Print exactly the lines from the first one down to the line that contains "(Fridays) ending 22/04/05", both included, and skip the pictures.

────────────────────────────────────────

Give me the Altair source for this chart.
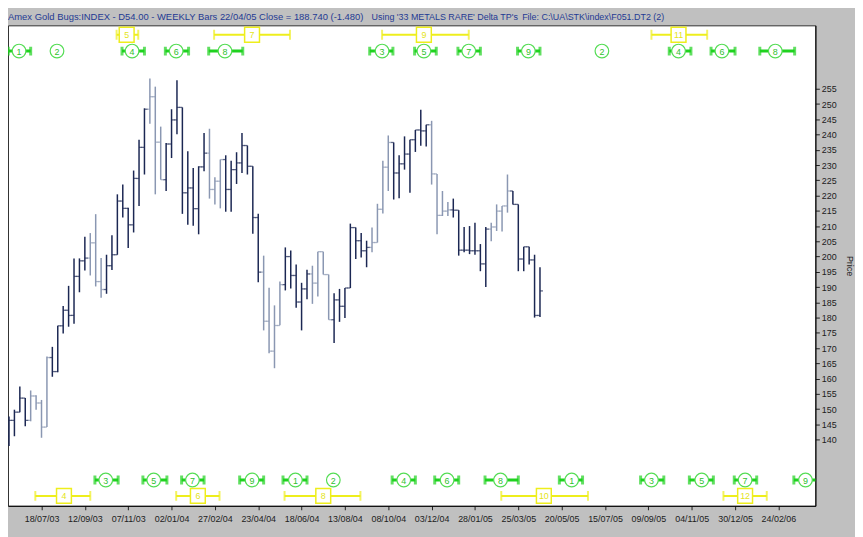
import altair as alt
import pandas as pd

# ---------------- data ----------------
LAST_BAR = "2005-04-22"   # weekly bars (Fridays) ending 22/04/05

opens = [141.1, 146.3, 149.0, 153.6, 146.3, 154.3, 152.0, 144.1, 166.9, 162.3,
         177.3, 182.4, 180.7, 193.5, 198.6, 199.5, 204.5, 191.8, 189.2, 197.0,
         200.6, 218.2, 215.8, 210.4, 225.6, 235.8, 248.3, 252.4, 237.5, 225.2,
         236.9, 244.8, 248.9, 220.9, 222.5, 215.7, 229.4, 233.9, 222.0, 224.7,
         231.8, 222.0, 228.5, 230.7, 236.4, 229.6, 212.8, 194.9, 178.8, 169.0,
         177.4, 190.8, 200.0, 193.8, 185.1, 189.4, 194.3, 191.3, 201.6, 194.1,
         179.3, 185.8, 183.7, 189.7, 209.5, 205.2, 201.9, 203.0, 204.6, 215.5,
         229.3, 237.4, 227.4, 230.4, 233.6, 238.3, 241.5, 241.2, 243.2, 227.1,
         213.5, 214.9, 215.3, 215.2, 202.1, 202.1, 201.9, 201.9, 197.6, 209.0,
         209.7, 214.9, 216.6, 221.5, 217.1, 199.2, 203.2, 198.9, 180.7]
highs = [147.6, 149.8, 157.4, 153.6, 156.1, 154.5, 153.0, 167.2, 170.4, 177.3,
         183.8, 190.4, 199.4, 199.4, 206.5, 207.7, 213.9, 199.5, 200.6, 207.0,
         220.4, 223.6, 216.0, 228.2, 238.3, 248.6, 258.4, 255.7, 242.6, 237.2,
         248.3, 257.8, 248.9, 234.5, 229.0, 229.6, 240.5, 241.9, 226.0, 231.8,
         233.2, 231.4, 234.2, 240.5, 236.4, 229.6, 214.0, 200.3, 189.8, 184.0,
         191.8, 203.0, 202.0, 197.4, 191.4, 195.7, 197.0, 201.6, 201.6, 194.1,
         188.0, 189.4, 189.7, 210.8, 209.5, 207.7, 205.2, 209.5, 217.3, 231.4,
         239.7, 237.4, 233.2, 239.4, 238.3, 241.5, 248.1, 243.2, 244.5, 227.1,
         221.5, 217.9, 219.0, 215.2, 209.7, 210.0, 211.1, 204.1, 209.7, 211.1,
         217.1, 216.6, 226.9, 221.5, 217.1, 203.2, 203.2, 200.6, 196.5]
lows = [137.9, 141.1, 149.0, 144.4, 146.0, 149.8, 140.6, 144.1, 160.6, 162.1,
        174.8, 177.0, 178.0, 188.3, 195.4, 193.8, 190.2, 186.5, 187.8, 195.6,
        200.6, 212.8, 202.8, 207.9, 216.6, 226.9, 243.5, 220.4, 225.2, 221.5,
        232.3, 240.1, 214.0, 210.4, 210.1, 207.3, 228.0, 219.0, 217.1, 215.8,
        214.7, 214.7, 223.8, 227.4, 226.9, 207.5, 191.6, 175.8, 168.3, 163.4,
        177.5, 188.9, 189.5, 183.2, 175.8, 186.0, 184.5, 186.9, 194.1, 179.3,
        171.7, 178.6, 179.9, 189.7, 199.2, 199.7, 196.5, 201.4, 204.6, 214.1,
        221.5, 218.7, 219.1, 228.5, 220.9, 234.3, 236.3, 236.1, 223.6, 207.3,
        213.3, 213.3, 212.8, 200.3, 201.4, 200.8, 200.6, 195.2, 190.0, 205.0,
        208.4, 208.2, 214.4, 217.1, 195.2, 195.2, 197.4, 180.0, 180.2]
closes = [146.3, 149.0, 153.6, 146.3, 154.3, 152.0, 144.1, 166.9, 162.3, 177.3,
          182.4, 180.7, 193.5, 198.6, 199.5, 204.5, 191.8, 189.2, 197.0, 200.6,
          218.2, 215.8, 210.4, 225.6, 235.8, 248.3, 252.4, 237.5, 225.2, 236.9,
          244.8, 248.9, 220.9, 222.5, 215.7, 229.4, 233.9, 222.0, 224.7, 231.8,
          222.0, 228.5, 230.7, 236.4, 229.6, 212.8, 194.9, 178.8, 169.0, 177.4,
          190.8, 200.0, 193.8, 185.1, 189.4, 194.3, 191.3, 201.6, 194.1, 179.3,
          185.8, 183.7, 189.7, 209.5, 205.2, 201.9, 203.0, 204.6, 215.5, 229.3,
          237.4, 227.4, 230.4, 233.6, 238.3, 241.5, 241.2, 243.2, 227.1, 213.5,
          214.9, 215.3, 215.2, 202.1, 202.1, 201.9, 201.9, 197.6, 209.0, 209.7,
          214.9, 216.6, 221.5, 217.1, 199.2, 203.2, 198.9, 180.7, 188.74]
grey_bar = [0, 0, 0, 0, 1, 1, 1, 1, 0, 0,
            0, 0, 0, 0, 0, 1, 1, 1, 0, 0,
            0, 0, 0, 0, 0, 0, 1, 1, 1, 0,
            0, 0, 0, 0, 0, 0, 0, 1, 1, 1,
            0, 0, 0, 0, 0, 0, 0, 1, 1, 1,
            1, 0, 0, 0, 0, 0, 1, 1, 1, 1,
            0, 0, 0, 0, 0, 0, 0, 1, 1, 1,
            1, 0, 0, 0, 0, 0, 0, 0, 1, 1,
            1, 1, 0, 0, 0, 0, 0, 0, 0, 1,
            1, 1, 1, 0, 0, 0, 0, 0, 0]

# x-axis tick labels (every 8 weeks)
x_tick_dates = ["2003-07-18", "2003-09-12", "2003-11-07", "2004-01-02", "2004-02-27",
                "2004-04-23", "2004-06-18", "2004-08-13", "2004-10-08", "2004-12-03",
                "2005-01-28", "2005-03-25", "2005-05-20", "2005-07-15", "2005-09-09",
                "2005-11-04", "2005-12-30", "2006-02-24"]
y_tick_values = [140, 145, 150, 155, 160, 165, 170, 175, 180, 185, 190, 195,
                 200, 205, 210, 215, 220, 225, 230, 235, 240, 245, 250, 255]

# Delta turning points: green (circles) top row
gt_labels = ["1", "2", "4", "6", "8", "3", "5", "7", "9", "2", "4", "6", "8"]
gt_center = ["2003-06-19", "2003-08-07", "2003-11-12", "2004-01-08", "2004-03-11",
             "2004-09-30", "2004-11-23", "2005-01-20", "2005-04-07", "2005-07-11",
             "2005-10-18", "2005-12-13", "2006-02-20"]
gt_start = ["2003-06-05", None, "2003-10-30", "2003-12-25", "2004-02-19",
            "2004-09-14", "2004-11-11", "2005-01-06", "2005-03-24", None,
            "2005-10-06", "2005-11-29", "2006-01-31"]
gt_end = ["2003-07-04", None, "2003-11-28", "2004-01-24", "2004-04-03",
          "2004-10-14", "2004-12-09", "2005-02-04", "2005-04-22", None,
          "2005-11-03", "2005-12-30", "2006-03-17"]

# green bottom row
gb_labels = ["3", "5", "7", "9", "1", "2", "4", "6", "8", "1", "3", "5", "7", "9"]
gb_center = ["2003-10-09", "2003-12-10", "2004-01-29", "2004-04-15", "2004-06-10",
             "2004-07-29", "2004-10-28", "2004-12-23", "2005-03-02", "2005-06-02",
             "2005-09-13", "2005-11-17", "2006-01-12", "2006-03-31"]
gb_start = ["2003-09-25", "2003-11-26", "2004-01-15", "2004-03-30", "2004-05-25",
            None, "2004-10-13", "2004-12-07", "2005-02-10", "2005-05-17",
            "2005-08-30", "2005-11-01", "2005-12-29", "2006-03-16"]
gb_end = ["2003-10-25", "2003-12-27", "2004-02-13", "2004-04-30", "2004-06-25",
          None, "2004-11-12", "2005-01-07", "2005-03-25", "2005-06-16",
          "2005-09-29", "2005-12-02", "2006-01-27", "2006-04-15"]

# yellow (boxes) top row
yt_labels = ["5", "7", "9", "11"]
yt_center = ["2003-11-05", "2004-04-15", "2004-11-23", "2005-10-18"]
yt_start = ["2003-10-23", "2004-02-26", "2004-09-30", "2005-09-13"]
yt_end = ["2003-11-20", "2004-06-03", "2005-01-20", "2005-11-24"]

# yellow bottom row
yb_labels = ["4", "6", "8", "10", "12"]
yb_center = ["2003-08-16", "2004-02-05", "2004-07-16", "2005-04-27", "2006-01-12"]
yb_start = ["2003-07-10", "2004-01-08", "2004-05-27", "2005-03-03", "2005-12-15"]
yb_end = ["2003-09-19", "2004-03-04", "2004-09-02", "2005-06-23", "2006-02-09"]

title_main = "Amex Gold Bugs:INDEX - D54.00  - WEEKLY Bars  22/04/05 Close = 188.740 (-1.480)"
title_using = "Using '33 METALS RARE' Delta TP's"
title_file = "File: C:\\UA\\STK\\index\\F051.DT2 (2)"

# ---------------- build ----------------
dates = pd.date_range(end=LAST_BAR, periods=len(closes), freq="7D").strftime("%Y-%m-%d")
bars = pd.DataFrame({"date": dates, "open": opens, "high": highs, "low": lows,
                     "close": closes,
                     "tone": ["grey" if g else "dark" for g in grey_bar]})


def dt(s):
    y, m, d = s.split("-")
    return alt.DateTime(year=int(y), month=int(m), date=int(d), utc=True)


XS = alt.Scale(type="utc",
               domain=[alt.DateTime(year=2003, month=6, date=4, hours=17, utc=True),
                       alt.DateTime(year=2006, month=4, date=12, hours=19, utc=True)])
YS = alt.Scale(domain=[118.3, 275.8], nice=False, zero=False)

DARK = "#1b2753"
GREY = "#8a97b2"
FONT = "Liberation Sans"

X_AXIS = alt.Axis(values=[dt(s) for s in x_tick_dates], format="%d/%m/%y",
                  labelFontSize=9, labelFont=FONT, labelColor="#202020",
                  tickColor="#202020", domainColor="#000000", tickSize=4,
                  labelPadding=5, grid=False, title=None, labelOverlap=False,
                  labelFlush=False)
Y_AXIS = alt.Axis(orient="right", values=y_tick_values, labelFontSize=9,
                  labelFont=FONT, labelColor="#202020", tickColor="#202020",
                  domainColor="#000000", tickSize=4, labelPadding=2, grid=False,
                  title="Price", titleFont=FONT, titleFontSize=9,
                  titleFontWeight="normal", titleColor="#202020", titlePadding=8,
                  labelOverlap=False, labelFlush=False)


def X(field):
    return alt.X(field, scale=XS, axis=X_AXIS)


def Y(field):
    return alt.Y(field, scale=YS, axis=Y_AXIS)


color = alt.Color("tone:N", scale=alt.Scale(domain=["dark", "grey"], range=[DARK, GREY]),
                  legend=None)

base = alt.Chart(bars)
hl = base.mark_rule(strokeWidth=1.5).encode(
    x=X("date:T"), y=Y("low:Q"), y2="high:Q", color=color)
op = base.mark_tick(orient="horizontal", size=3, thickness=1.3, xOffset=-1.5).encode(
    x=X("date:T"), y=Y("open:Q"), color=color)
cl = base.mark_tick(orient="horizontal", size=3, thickness=1.3, xOffset=1.5).encode(
    x=X("date:T"), y=Y("close:Q"), color=color)

layers = [hl, op, cl]


def cycle_row(labels, centers, starts, ends, ypix, kind):
    df = pd.DataFrame({"label": labels, "center": centers, "start": starts, "end": ends})
    rng = df.dropna(subset=["start"])
    caps = pd.DataFrame({"d": list(rng["start"]) + list(rng["end"])})
    if kind == "green":
        col, lw, cw, ch = "#1fd21f", 3, 3, 9
    else:
        col, lw, cw, ch = "#eeee1c", 2, 2, 10
    out = []
    out.append(alt.Chart(rng).mark_rule(color=col, strokeWidth=lw, clip=True).encode(
        x=X("start:T"), x2="end:T", y=alt.value(ypix)))
    out.append(alt.Chart(caps).mark_tick(color=col, thickness=cw, size=ch,
                                         orient="vertical", clip=True).encode(
        x=X("d:T"), y=alt.value(ypix)))
    if kind == "green":
        sym = alt.Chart(df).mark_point(shape="circle", filled=True, fill="white",
                                       stroke="#55dd55", strokeWidth=1.2, size=190,
                                       opacity=1, clip=True)
        tcol = "#2fbf2f"
    else:
        sym = alt.Chart(df).mark_point(shape="square", filled=True, fill="white",
                                       stroke="#eeee1c", strokeWidth=1.5, size=225,
                                       opacity=1, clip=True)
        tcol = "#e4e41a"
    out.append(sym.encode(x=X("center:T"), y=alt.value(ypix)))
    out.append(alt.Chart(df).mark_text(fontSize=9, font=FONT, color=tcol,
                                       baseline="middle", align="center", clip=True).encode(
        x=X("center:T"), y=alt.value(ypix + 0.5), text="label:N"))
    return out


layers += cycle_row(yt_labels, yt_center, yt_start, yt_end, 9.5, "yellow")
layers += cycle_row(gt_labels, gt_center, gt_start, gt_end, 26, "green")
layers += cycle_row(gb_labels, gb_center, gb_start, gb_end, 459, "green")
layers += cycle_row(yb_labels, yb_center, yb_start, yb_end, 475, "yellow")


def header(txt, xpix, size):
    return alt.Chart(pd.DataFrame({"t": [txt]})).mark_text(
        align="left", baseline="middle", fontSize=size, font=FONT, color="#1f3a93"
    ).encode(text="t:N", x=alt.value(xpix), y=alt.value(-8))


layers += [header(title_main, 0, 9.5), header(title_using, 367, 9),
           header(title_file, 519, 9)]

chart = alt.layer(*layers).properties(
    width=815, height=485,
    padding={"left": 0, "top": 15, "right": 40, "bottom": 29},
    autosize=alt.AutoSizeParams(type="none"),
    background="#c0c0c0",
).configure_view(fill="white", stroke="#303030", strokeWidth=1)

chart.save("out.html", embed_options={"renderer": "svg", "actions": False})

────────────────────────────────────────

- Correct output
Give me the Altair source for this chart.
import altair as alt
import pandas as pd

# ---------------- data ----------------
LAST_BAR = "2005-04-22"   # weekly bars (Fridays) ending 22/04/05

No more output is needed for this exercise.